At present the interface lets you either take pictures from within it or pull images in from your iPhone camera roll. The only way you can add photos is via your phone (to bring them in from another camera means importing them into your iPhone and then uploading them – which some people do).
The filters Instagram offers currently number 11. They’re mainly fair ‘retro’ kinds of filters that add borders, textures and change colors. There is no real way to control how much a filter is added to your image – it’s all or nothing. However you can always do post production work in other apps and then save them to your camera roll to upload them (I’ll touch on this later).
Once you’ve got an image ready to share you can simply add it to your feed or have the opportunity to also share it in other social media tools. Currently you can share it to Twitter, Facebook, Flickr and Foursquare.
There’s also the ability for others to view your images from within the app on their iPhone. You can invite and find friends and anyone who accepts your friendship will see your images in their feed. Images can be ‘liked’ and commented upon by others giving you feedback on how your images are being received.

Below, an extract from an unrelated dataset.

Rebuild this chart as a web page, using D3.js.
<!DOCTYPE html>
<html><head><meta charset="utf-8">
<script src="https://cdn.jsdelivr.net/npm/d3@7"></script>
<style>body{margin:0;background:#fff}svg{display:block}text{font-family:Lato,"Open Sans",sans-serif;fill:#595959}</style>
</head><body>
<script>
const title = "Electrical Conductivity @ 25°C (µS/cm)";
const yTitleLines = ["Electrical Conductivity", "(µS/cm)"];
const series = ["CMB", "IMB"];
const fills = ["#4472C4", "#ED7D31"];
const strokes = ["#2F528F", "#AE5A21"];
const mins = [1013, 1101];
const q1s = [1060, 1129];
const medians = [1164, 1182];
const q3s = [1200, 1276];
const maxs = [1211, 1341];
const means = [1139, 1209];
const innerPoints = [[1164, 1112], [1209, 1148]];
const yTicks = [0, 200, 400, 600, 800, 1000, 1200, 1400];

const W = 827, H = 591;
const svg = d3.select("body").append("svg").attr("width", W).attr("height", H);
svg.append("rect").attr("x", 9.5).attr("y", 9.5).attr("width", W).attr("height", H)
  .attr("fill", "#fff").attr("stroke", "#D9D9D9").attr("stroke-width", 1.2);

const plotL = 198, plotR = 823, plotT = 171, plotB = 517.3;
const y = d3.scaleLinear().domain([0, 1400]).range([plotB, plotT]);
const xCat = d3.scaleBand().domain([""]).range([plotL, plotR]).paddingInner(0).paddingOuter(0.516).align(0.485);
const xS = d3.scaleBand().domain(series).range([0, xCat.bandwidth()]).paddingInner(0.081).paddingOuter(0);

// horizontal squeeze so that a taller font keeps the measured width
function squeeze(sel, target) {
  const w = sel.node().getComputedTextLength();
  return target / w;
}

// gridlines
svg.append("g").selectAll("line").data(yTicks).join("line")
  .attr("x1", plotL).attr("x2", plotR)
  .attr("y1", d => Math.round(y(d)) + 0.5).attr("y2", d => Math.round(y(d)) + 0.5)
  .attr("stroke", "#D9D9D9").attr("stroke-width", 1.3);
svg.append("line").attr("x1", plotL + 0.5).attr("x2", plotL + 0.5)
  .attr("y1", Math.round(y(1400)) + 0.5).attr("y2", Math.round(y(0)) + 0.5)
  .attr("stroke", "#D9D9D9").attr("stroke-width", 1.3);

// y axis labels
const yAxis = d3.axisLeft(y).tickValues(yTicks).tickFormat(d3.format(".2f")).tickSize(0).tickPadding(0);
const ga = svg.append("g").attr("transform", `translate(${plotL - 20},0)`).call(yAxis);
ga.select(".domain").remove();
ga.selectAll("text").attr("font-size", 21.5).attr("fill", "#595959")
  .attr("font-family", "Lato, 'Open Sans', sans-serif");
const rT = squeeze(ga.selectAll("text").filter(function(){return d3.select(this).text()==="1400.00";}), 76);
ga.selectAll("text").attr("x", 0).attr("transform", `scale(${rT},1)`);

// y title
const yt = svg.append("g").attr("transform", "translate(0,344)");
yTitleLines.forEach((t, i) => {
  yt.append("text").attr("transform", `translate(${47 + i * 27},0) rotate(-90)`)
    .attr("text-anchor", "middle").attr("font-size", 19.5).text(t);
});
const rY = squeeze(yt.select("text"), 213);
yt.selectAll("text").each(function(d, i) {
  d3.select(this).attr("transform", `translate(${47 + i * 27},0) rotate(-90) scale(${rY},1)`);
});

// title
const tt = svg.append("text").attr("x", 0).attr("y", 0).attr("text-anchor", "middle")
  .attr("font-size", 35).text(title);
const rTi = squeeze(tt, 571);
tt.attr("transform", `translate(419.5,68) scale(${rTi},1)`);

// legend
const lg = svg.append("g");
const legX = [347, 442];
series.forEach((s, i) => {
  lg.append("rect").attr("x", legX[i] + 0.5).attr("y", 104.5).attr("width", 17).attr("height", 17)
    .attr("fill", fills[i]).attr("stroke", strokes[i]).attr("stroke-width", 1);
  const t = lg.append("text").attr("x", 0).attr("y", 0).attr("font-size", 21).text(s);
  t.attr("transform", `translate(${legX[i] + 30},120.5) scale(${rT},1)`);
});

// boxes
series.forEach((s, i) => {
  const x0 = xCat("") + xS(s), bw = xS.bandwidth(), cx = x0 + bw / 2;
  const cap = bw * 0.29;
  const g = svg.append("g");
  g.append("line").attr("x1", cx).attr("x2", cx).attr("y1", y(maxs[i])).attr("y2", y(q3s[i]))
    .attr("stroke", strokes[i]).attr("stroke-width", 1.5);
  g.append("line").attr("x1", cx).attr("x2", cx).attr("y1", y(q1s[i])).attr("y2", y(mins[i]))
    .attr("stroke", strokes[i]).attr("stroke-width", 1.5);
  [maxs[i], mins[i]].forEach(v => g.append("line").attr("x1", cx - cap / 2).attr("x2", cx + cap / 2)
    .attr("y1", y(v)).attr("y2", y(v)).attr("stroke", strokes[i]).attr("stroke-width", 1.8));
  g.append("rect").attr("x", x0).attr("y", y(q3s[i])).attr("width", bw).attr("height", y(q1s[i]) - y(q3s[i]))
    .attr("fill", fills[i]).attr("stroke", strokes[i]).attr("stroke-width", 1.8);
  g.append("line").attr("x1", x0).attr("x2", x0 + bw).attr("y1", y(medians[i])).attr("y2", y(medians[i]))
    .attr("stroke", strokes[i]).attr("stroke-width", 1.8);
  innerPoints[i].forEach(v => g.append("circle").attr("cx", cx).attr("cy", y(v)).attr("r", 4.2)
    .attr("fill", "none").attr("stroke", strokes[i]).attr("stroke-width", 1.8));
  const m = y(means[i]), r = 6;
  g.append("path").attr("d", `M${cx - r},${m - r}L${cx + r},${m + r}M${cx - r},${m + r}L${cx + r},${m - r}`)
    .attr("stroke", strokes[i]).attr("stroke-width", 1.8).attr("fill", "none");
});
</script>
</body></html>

Popular images are also featured in a ‘popular’ tab in the app so you can see what everyone else is liking.
A Limitation I hope they Fix
One aspect that I don’t like about Instagram (and this has been a common complaint that I see others making) is that there’s no real web interface for it.
When you share a link you are sharing a link to an actual page on Instagram (here’s an example of one of my recent images) – however when others visit that page they can’t do anything there. There’s no ability for anyone to ‘like’ or ‘comment’ on an image from the web page. You also can’t use their website to view all of the other images of the photographer or add them to your network. To do all of that you need to have the iPhone app which doesn’t make it very interactive for non iPhone users).

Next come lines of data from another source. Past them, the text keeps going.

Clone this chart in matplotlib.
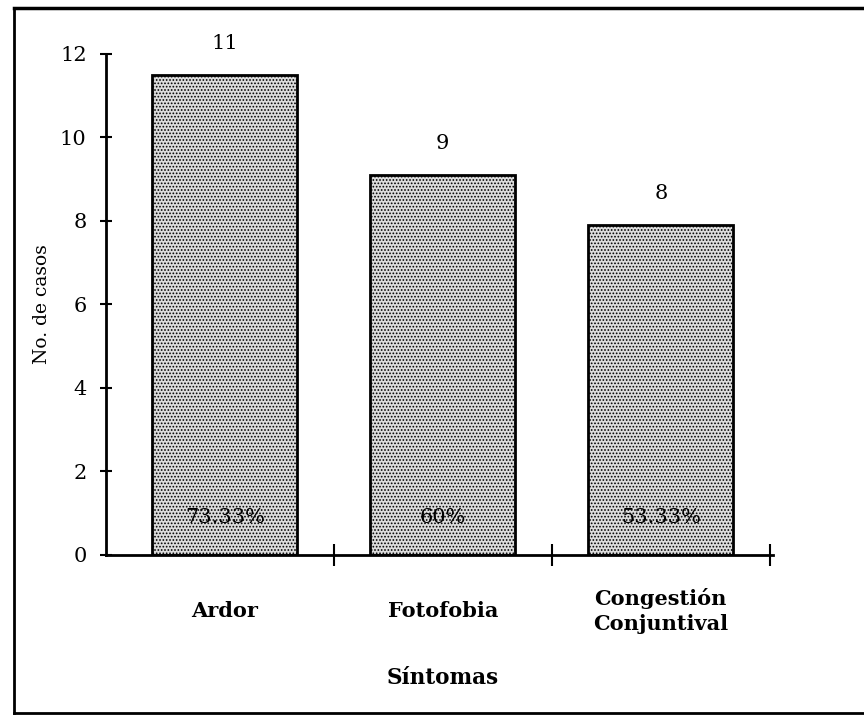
import matplotlib.pyplot as plt
from matplotlib.lines import Line2D
import numpy as np

# data
sintomas = ['Ardor', 'Fotofobia', 'Congestión\nConjuntival']
alturas = [11.5, 9.1, 7.9]          # bar heights as drawn
casos = ['11', '9', '8']            # printed counts
porcentajes = ['73.33%', '60%', '53.33%']

plt.rcParams['font.family'] = ['DejaVu Serif']
plt.rcParams['hatch.color'] = '#6a6a6a'
plt.rcParams['hatch.linewidth'] = 0.8

fig = plt.figure(figsize=(8.64, 7.19), dpi=100)
ax = fig.add_axes([0.1227, 0.2281, 0.7720, 0.6968])

x = np.arange(len(sintomas))
ax.bar(x, alturas, width=0.665, color='#dcdcdc', edgecolor='black',
       linewidth=2, hatch='.....', zorder=2)

for xi, h, c, p in zip(x, alturas, casos, porcentajes):
    ax.text(xi, h + 0.75, c, ha='center', va='center', fontsize=15)
    ax.text(xi, 0.9, p, ha='center', va='center', fontsize=15, zorder=3)

ax.set_xlim(-0.545, 2.515)
ax.set_ylim(0, 12)
ax.set_yticks(range(0, 13, 2))
ax.set_xticks([0.5, 1.5, 2.5])
ax.set_xticklabels([])
ax.tick_params(axis='y', direction='inout', length=8, width=1.5,
               labelsize=15, pad=10)
ax.tick_params(axis='x', direction='inout', length=16, width=1.5)

for s in ['top', 'right']:
    ax.spines[s].set_visible(False)
for s in ['left', 'bottom']:
    ax.spines[s].set_linewidth(2)

ax.set_ylabel('No. de casos', fontsize=13.5, labelpad=6)

# category names below the axis
for xi, name in zip(x, sintomas):
    ax.text(xi, -1.35, name, ha='center', va='center', fontsize=15,
            fontweight='bold', linespacing=1.3)
ax.text(1, -2.95, 'Síntomas', ha='center', va='center', fontsize=15.5,
        fontweight='bold')

# scanned frame (right side is cut off)
fig.add_artist(Line2D([14/864, 1.0], [1 - 8/719, 1 - 8/719],
                      transform=fig.transFigure, color='black', lw=2.5))
fig.add_artist(Line2D([14/864, 14/864], [1 - 8/719, 1 - 713/719],
                      transform=fig.transFigure, color='black', lw=2))
fig.add_artist(Line2D([14/864, 1.0], [1 - 713/719, 1 - 713/719],
                      transform=fig.transFigure, color='black', lw=2))

fig.savefig('out.png', dpi=100)
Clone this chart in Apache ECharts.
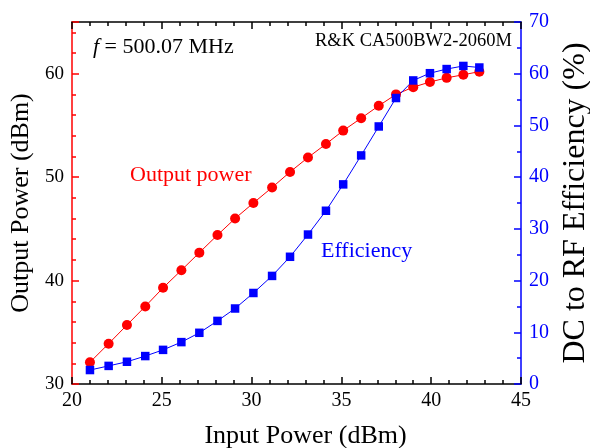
<!doctype html>
<meta charset="utf-8">
<style>
  html, body {
    margin: 0;
    height: 100%;
    background: #fff;
  }

  #chart {
    width: 590px;
    height: 448px;
  }
</style>
<script src="https://cdn.jsdelivr.net/npm/echarts@6/dist/echarts.min.js"></script>

<div id="chart"></div>

<script>
  // input power (dBm)
  const inputPower = [21.0, 22.04, 23.06, 24.08, 25.07, 26.09, 27.09, 28.1, 29.08, 30.1, 31.14, 32.14,
    33.14, 34.14, 35.1, 36.1, 37.08, 38.04, 39.0, 39.93, 40.86, 41.79, 42.68]
  // output power (dBm)
  const outputPower = [32.1, 33.9, 35.7, 37.5, 39.3, 41.0, 42.7, 44.4, 46.0, 47.5, 49.0, 50.5,
    51.9, 53.2, 54.5, 55.7, 56.9, 58.0, 58.7, 59.2, 59.6, 59.9, 60.2]
  // DC to RF efficiency (%)
  const efficiency = [2.7, 3.5, 4.3, 5.4, 6.6, 8.1, 9.9, 12.2, 14.6, 17.6, 20.9, 24.6,
    28.9, 33.5, 38.6, 44.2, 49.8, 55.3, 58.7, 60.1, 60.9, 61.5, 61.2]

  const RED = '#ff0000'
  const BLUE = '#0000ff'
  const FONT = '"Liberation Serif", "Times New Roman", serif'

  let chart = echarts.init(document.getElementById('chart'))

  function axisStyle(color, minorSplit) {
    return {
      axisLine: { show: true, lineStyle: { color: color, width: 1.5 } },
      axisTick: { show: true, inside: true, length: 7, lineStyle: { color: color, width: 1.5 } },
      minorTick: { show: true, splitNumber: minorSplit, length: 4, lineStyle: { color: color, width: 1.5 } },
      splitLine: { show: false },
    }
  }

  chart.setOption({
    animation: false,
    grid: { left: 72, right: 69, top: 22, bottom: 64, containLabel: false, outerBoundsMode: 'none' },
    xAxis: [
      Object.assign({
        type: 'value', min: 20, max: 45, interval: 5,
        name: 'Input Power (dBm)', nameLocation: 'middle', nameGap: 39,
        nameTextStyle: { fontFamily: FONT, fontSize: 26, color: '#000', padding: [0, 0, 0, 18] },
        axisLabel: { fontFamily: FONT, fontSize: 20, color: '#000', margin: 7 },
      }, axisStyle('#000', 5)),
      Object.assign({
        type: 'value', min: 20, max: 45, interval: 5, position: 'top',
        axisLabel: { show: false },
      }, axisStyle('#000', 5)),
    ],
    yAxis: [
      Object.assign({
        type: 'value', min: 30, max: 65, interval: 10,
        name: 'Output Power (dBm)', nameLocation: 'middle', nameGap: 35,
        nameTextStyle: { fontFamily: FONT, fontSize: 26, color: '#000' },
        axisLabel: {
          fontFamily: FONT, fontSize: 19, color: '#000', margin: 8,
          formatter: v => (v === 65 ? '' : v),
        },
      }, axisStyle(RED, 5)),
      Object.assign({
        type: 'value', min: 0, max: 70, interval: 10, position: 'right',
        name: 'DC to RF Efficiency (%)', nameLocation: 'middle', nameGap: 36,
        nameTextStyle: { fontFamily: FONT, fontSize: 32, color: '#000' },
        axisLabel: { fontFamily: FONT, fontSize: 20, color: BLUE, margin: 8 },
      }, axisStyle(BLUE, 2)),
    ],
    series: [
      {
        name: 'Output power',
        type: 'line',
        xAxisIndex: 0,
        yAxisIndex: 0,
        data: inputPower.map((x, i) => [x, outputPower[i]]),
        symbol: 'circle',
        symbolSize: 10,
        itemStyle: { color: RED },
        lineStyle: { color: RED, width: 1 },
      },
      {
        name: 'Efficiency',
        type: 'line',
        xAxisIndex: 0,
        yAxisIndex: 1,
        data: inputPower.map((x, i) => [x, efficiency[i]]),
        symbol: 'rect',
        symbolSize: 8.5,
        itemStyle: { color: BLUE },
        lineStyle: { color: BLUE, width: 1 },
      },
    ],
    graphic: [
      {
        type: 'text', left: 93, top: 36,
        style: {
          text: '{i|f} = 500.07 MHz',
          font: '22px ' + FONT,
          fill: '#000',
          rich: { i: { fontStyle: 'italic', fontFamily: FONT, fontSize: 22 } },
        },
      },
      {
        type: 'text', left: 315, top: 32,
        style: { text: 'R&K CA500BW2-2060M', font: '18.5px ' + FONT, fill: '#000' },
      },
      {
        type: 'text', left: 130, top: 164,
        style: { text: 'Output power', font: '22px ' + FONT, fill: RED },
      },
      {
        type: 'text', left: 321, top: 240,
        style: { text: 'Efficiency', font: '22px ' + FONT, fill: BLUE },
      },
    ],
  })
</script>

Being able to point people at your own Instagram account where all your photos are kept would not only help you share your photography better but would also help Instagram to grow as people would be linking to it like crazy from their blogs and social networking profiles.
Why I like Instagram
While there are some definite limitations with this app that I hope will be developed moving forward (either by Instagram or by others as they release their API) I’ve actually found it to be an application I’ve used numerous times per day. There are a number of reasons I find myself drawn to it:
- Creative Inspiration – Like many amateur photographers I at times go through dry spells when it comes to my own photography. The last few months have been particularly busy for me (both with work and at home) and my photography has suffered as I keep other balls in the air. I’m still taking shots regularly on my dSLR, but some of the creative spark has been missing and there have been more times than normal where I’ve been out without my camera. Since using Instagram however I’ve noticed myself taking more images with my iphone and even taking more on my dSLR with sharing them in mind. I’m not sure exactly why this is – but there’s something about sharing images in a public space that inspires and makes you a little more accountable (at least that’s the case for me).

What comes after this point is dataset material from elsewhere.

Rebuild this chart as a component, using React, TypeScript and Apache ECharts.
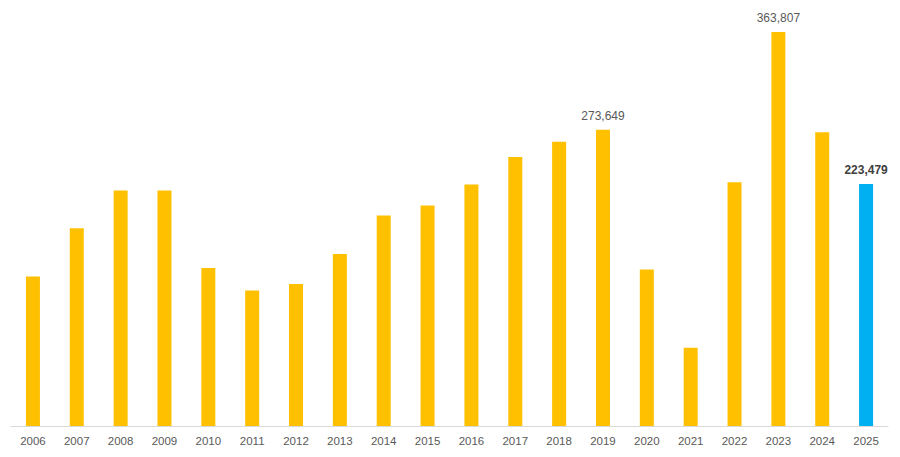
import React, { useEffect, useRef } from 'react';
import * as echarts from 'echarts';

const years = [
  '2006', '2007', '2008', '2009', '2010', '2011', '2012', '2013', '2014', '2015',
  '2016', '2017', '2018', '2019', '2020', '2021', '2022', '2023', '2024', '2025'
];

const values = [
  138100, 182500, 217400, 217400, 145900, 125200, 131100, 158800, 194300, 203500,
  222900, 248500, 262400, 273649, 144600, 72200, 225100, 363807, 271300, 223479
];

// years whose value is written above the bar
const labelledYears = ['2019', '2023', '2025'];
const highlightYear = '2025';

const YELLOW = '#FFC000';
const BLUE = '#00B0F0';

const App = () => {
  const chartRef = useRef<HTMLDivElement | null>(null);

  useEffect(() => {
    if (!chartRef.current) return;
    document.body.style.margin = '0';

    const chart = echarts.init(chartRef.current, null, { renderer: 'svg' });

    const option = {
      animation: false,
      grid: { left: 11, right: 12, top: 32, bottom: 31 },
      xAxis: {
        type: 'category',
        data: years,
        axisLine: { lineStyle: { color: '#d9d9d9', width: 1 } },
        axisTick: { show: false },
        axisLabel: {
          color: '#595959',
          fontSize: 11.5,
          fontFamily: 'Liberation Sans',
          margin: 9
        }
      },
      yAxis: {
        type: 'value',
        min: 0,
        max: 'dataMax',
        show: false,
        splitLine: { show: false }
      },
      series: [
        {
          type: 'bar',
          barWidth: 14,
          data: values.map((v, i) => {
            const year = years[i];
            const isHighlight = year === highlightYear;
            return {
              value: v,
              itemStyle: { color: isHighlight ? BLUE : YELLOW },
              label: {
                show: labelledYears.includes(year),
                position: 'top',
                distance: 8,
                color: isHighlight ? '#404040' : '#595959',
                fontWeight: isHighlight ? 'bold' : 'normal',
                fontSize: 12,
                fontFamily: 'Liberation Sans',
                formatter: (p: any) => Number(p.value).toLocaleString('en-US')
              }
            };
          })
        }
      ]
    };

    chart.setOption(option);

    return () => {
      chart.dispose();
    };
  }, []);

  return <div ref={chartRef} style={{ width: '900px', height: '457px' }} />;
};

export default App;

- Community – one of the things I’m loving about Instagram is connecting with other photographers that I’d not been in contact with before. Both seeing the work of others and also getting their feedback on my own images has been both fun but also quite useful and inspiring. I often find myself in a quiet moment scrolling through the images of other users and feeling my energy lifted.
- Focus upon Composition – I’ve also found myself thinking a little more carefully than normal about composition of shots. The reason for this is that Instagram’s format is square. This forces you to crop your shots which, once you get in the swing of it, means you need to think a little differently as you’re faming your shots. I’ve actually found that this is drawn me back to being a little more intentional about framing my images and composing shots.
- Friends and Family – I had a call last night from a family member that I don’t see too much to thank me for sharing more photos than normal online. I didn’t even realise that they’d been following my stream but by sharing more pics from life (including my kids) they felt a lot more connected. I guess I could have been doing this on a site like Flickr but they’d found it useful to get a stream of images on their iPhone.
One of the other things that I’ve been enjoying about Instagram is exploring some of the other iPhone photography apps that I’d not really been into before. As Instagram only really gives you 11 options for post production filters I have started to explore what other applications offer.
As mentioned above the workflow for doing this is to:
- take images using your normal iphone camera (or another app) and save the image to your camera roll
- open the image in whatever app you want to do some post production work to
- re-save the image to your camera roll
- upload it to Instagram to share
Apps that I’ve been finding myself using to do this include:
- Diptic – which allows you to pull in multiple images to make a collage of shots
- Camera+ – this app has a lot of different ways you can adjust an image including cropping, rotating, adding a variety of effects, having different scene modes, adding borders etc. It also gives you a lot of control over how much you want to apply different effects
- CameraBag – I like a few of the filters that this app has
I’m sure there are plenty of other iPhone apps that people will also recommend (feel free to add them in comments below).
Another workflow that others use is to import images that have already had their post production work or images taken with other cameras from a computer into an iphone. It might seem a little bizarre that people would go to this effort (and I haven’t) but looking at some of the images that make it into the ‘popular’ tab it is clear that not all images being shared are taken on an iPhone.
An App with Promise
Instagram has had a lot of press in the last months from around the Social Media blogosphere and deservedly so. It’s simplicity is great, it’s social/community feel is very positive and it does help people with the most common type of camera going around (that in the most popular type of phone going around) express themselves and share their images in a fun way.
The fact that a month ago they already had over a million users says something in itself!